Nick: At the same time we decided that we did not want to be tied to one manufacturing base. The design outcome was our priority. We wanted to make things wherever it made the most sense for quality, method and supply chain.

We have ambitions to be a global brand. That means thinking about supply, shipping and access in a broader way. We manufacture in places like Japan, Italy, China and Australia, choosing the best makers for each product.

Accessibility is another factor. We do not want to only sell pieces above a certain high price point. Working globally helps us balance quality, price and reach.

On turning furniture design from second job into a real career…

Nick: One thing we have always disliked is the idea that furniture design is a second job. For a long time the model was that you made your money doing something else, then designed furniture on the side.

Our focus is on design and designers. We want furniture and product design to be viable careers, not hobbies. That means doing everything we can to make products commercially viable and pay meaningful royalties. Choosing the best manufacturing option for each piece is part of that. If a product is not viable it does nothing for the designer.

Sarah: There’s an interesting story behind that. We once produced a letterbox in Australia and another company copied it overseas at a lower cost, essentially taking away both our market and the designer’s royalty. It was a wake up call.

We decided from then on that we would prioritise designers first and manufacturing location second. We go where the best manufacturing is so we can bring the best product to market and properly support the people who design it.

On educating the public and putting designers behind products…

Nick: Many people do not realise that a specific person is behind a product. We will talk about the designer of a chair or a light and to us that is normal, but for some of our friends outside the industry it is a new idea.

They may not see that buying a copy takes money away from a person, not just a company. Original design is a craft and a career that someone has committed to. Putting the designer in the foreground humanises the product and increases its perceived value.

We try to be as transparent as we can and to invite feedback. Design can drift into elitism if you are not careful. We want people to feel comfortable engaging with it, to feel they can walk into a showroom without intimidation.

Our talks and events are not meant to be purely industry gatherings. We hope people from the general public come along and get some insight or inspiration. On the website and through our emails we talk about materiality, sustainability and the stories behind products so people can build a deeper understanding.

On how products, brands and spaces work together…

Nick: Products, brands and spaces all work at different levels. People connect with a product, but they also connect with what a brand stands for, or with the ethos of an architecture or interior practice.

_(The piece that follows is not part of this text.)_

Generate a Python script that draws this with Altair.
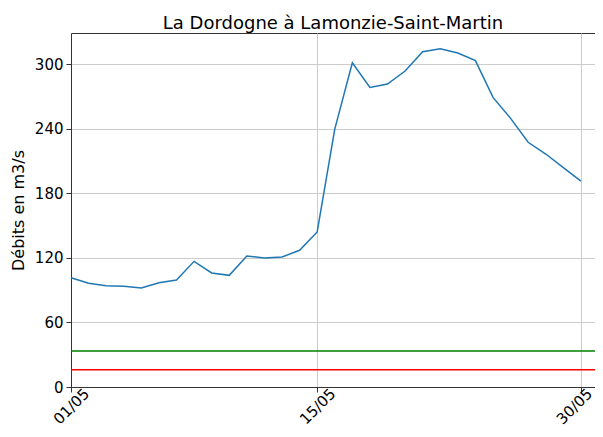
import altair as alt
import pandas as pd

# ---- data ----
jours = ["01/05", "02/05", "03/05", "04/05", "05/05", "06/05", "07/05", "08/05",
         "09/05", "10/05", "11/05", "12/05", "13/05", "14/05", "15/05", "16/05",
         "17/05", "18/05", "19/05", "20/05", "21/05", "22/05", "23/05", "24/05",
         "25/05", "26/05", "27/05", "28/05", "29/05", "30/05"]
debits = [101.5, 96.3, 94.1, 93.5, 92.0, 96.9, 99.4, 116.7, 105.9, 103.7,
          121.7, 119.8, 120.7, 127.0, 144.0, 239.6, 301.2, 278.3, 281.4, 293.5,
          311.4, 314.2, 310.2, 303.1, 269.0, 249.5, 227.3, 216.4, 203.7, 191.3]

seuil_noms = ["seuil haut", "seuil bas"]
seuil_valeurs = [33.5, 16.0]
seuil_couleurs = ["#008000", "#ff0000"]

x_ticks = ["01/05", "15/05", "30/05"]
y_ticks = [0, 60, 120, 180, 240, 300]

df = pd.DataFrame({
    "jour": [int(j[:2]) for j in jours],
    "label": jours,
    "debit": debits,
})
ds = pd.DataFrame({"nom": seuil_noms, "valeur": seuil_valeurs, "couleur": seuil_couleurs})

FONT = "DejaVu Sans"
Y_TITLE = "Débits en m3/s"
y_scale = alt.Scale(domain=[0, 328.8], nice=False, zero=True)
x_scale = alt.Scale(domain=[1, 30.8], nice=False, zero=False)

x_axis = alt.Axis(
    values=[int(t[:2]) for t in x_ticks],
    labelExpr="(datum.value < 10 ? '0' : '') + datum.value + '/05'",
    labelAngle=-45, labelAlign="center", labelBaseline="middle",
    labelPadding=14, tickSize=5, title=None, grid=True,
    labelOffset={"condition": {"test": "datum.value >= 30", "value": -7}, "value": 0},
    labelOverlap=False, labelFlush=False, labelBound=False,
)
y_axis = alt.Axis(
    values=y_ticks, grid=True, tickSize=5, labelPadding=3,
    title=Y_TITLE, titleFontSize=16, titleX=-53, titleY=177,
    titleAngle=270, titleAlign="center", titleBaseline="middle",
)

rules = alt.Chart(ds).mark_rule(strokeWidth=1.5).encode(
    y=alt.Y("valeur:Q", scale=y_scale, axis=y_axis, title=Y_TITLE),
    color=alt.Color("couleur:N", scale=None, legend=None),
)

line = alt.Chart(df).mark_line(color="#1f77b4", strokeWidth=1.5).encode(
    x=alt.X("jour:Q", scale=x_scale, axis=x_axis),
    y=alt.Y("debit:Q", scale=y_scale, axis=y_axis, title=Y_TITLE),
)

chart = alt.layer(rules, line).properties(
    width=524, height=354,
    title=alt.Title("La Dordogne à Lamonzie-Saint-Martin", fontSize=18,
                    fontWeight="normal", font=FONT, offset=6, frame="group",
                    baseline="alphabetic", anchor="middle", color="black", dy=20),
    padding={"left": 63, "top": 25, "right": 0, "bottom": 42},
    autosize=alt.AutoSizeParams(type="none"),
).configure_view(
    stroke="#333333", strokeWidth=1,
).configure_axis(
    labelFont=FONT, titleFont=FONT, labelFontSize=15, labelColor="black",
    titleColor="black", titleFontWeight="normal",
    gridColor="#cccccc", gridWidth=1, domainColor="#333333",
    tickColor="#333333",
)

chart.save("out.html", embed_options={"renderer": "svg", "actions": False})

We experience spaces differently because we are designers. We will sit in a new restaurant and run our hands under the tables, look closely at fixtures and analyse details while our friends just say that the space feels great. That difference in perception is interesting.

Sarah: Architecture probably prompts that curiosity more often. Someone might walk into a building with no background in design and feel absolutely blown away. Furniture has a quieter presence. People are often consumed first by the space and only then notice the pieces within it.

Nick: When architecture, interiors and furniture all work well together the effect is powerful. I have seen beautiful spaces let down by poor furniture choices and great furniture trapped in awkward spaces. You know you’ve nailed it when people just walk in and say “wow.”

Sarah: Even if they cannot explain why.

Nick: For Sarah and I, the products are a representation of us, the brand and everything we do. They really are a physical manifestation of what we believe in.

Sarah: Wow. You should write that down.

On their Smart Design Studio workspace and why setting matters…

Sarah: Our office and showroom are in an industrial building redesigned by Smart Design Studio. It is a beautiful, light filled space and it definitely influences how we work.

It brings the team together and allows us to see our products in a setting that reflects the standards we care about.

Nick: I feel so privileged to walk in there every day. If we are serious about design, it makes sense to work in a space that is also serious about design.

Sarah: A well considered building changes how you feel and how you show up. It is similar to getting properly dressed in the morning even if you work from home. The space puts you in a different mindset.

Nick: There is also something inspiring about working inside a project by a studio as accomplished as Smart Design. The experience for visitors starts from the outside. When people see the building they can tell that the people inside care about design.

Sarah: The space is airy and casual rather than staged and opulent. Natural light makes it a pleasant place to work and a natural environment for a showroom.

On what they have learned and why they still love coming to work…

Nick: This journey has turned out nothing like I imagined, which is neither good nor bad, just different.

Sarah: Looking back at our early projections always makes me laugh.

Nick: What has stayed consistent is the core idea. The end goal is roughly what we always wanted, it has just taken longer and followed a far less linear path than we expected. The business has evolved and so have we.

It has been incredibly rewarding and also challenging. Knowing what I know now, I would probably have to think a bit longer before starting something similar again, but I still feel very privileged to do what I do. We like challenges and we like problem solving, and that has kept us going.

Sarah: Passion has given the business longevity. If you want to start something of your own you need that passion. At the beginning especially, you need to be so excited by the work that you don’t really want to do anything else, because it will demand that level of commitment.

Nick: I am lucky because there has not been a day when I have not wanted to come into work. That does not mean every day is easy, but it is still surprising to realise how much we enjoy it. Sometimes we look at each other and say that we design furniture for a living, we run a business around it, we support a growing team and we still have fun. That feels like a real privilege.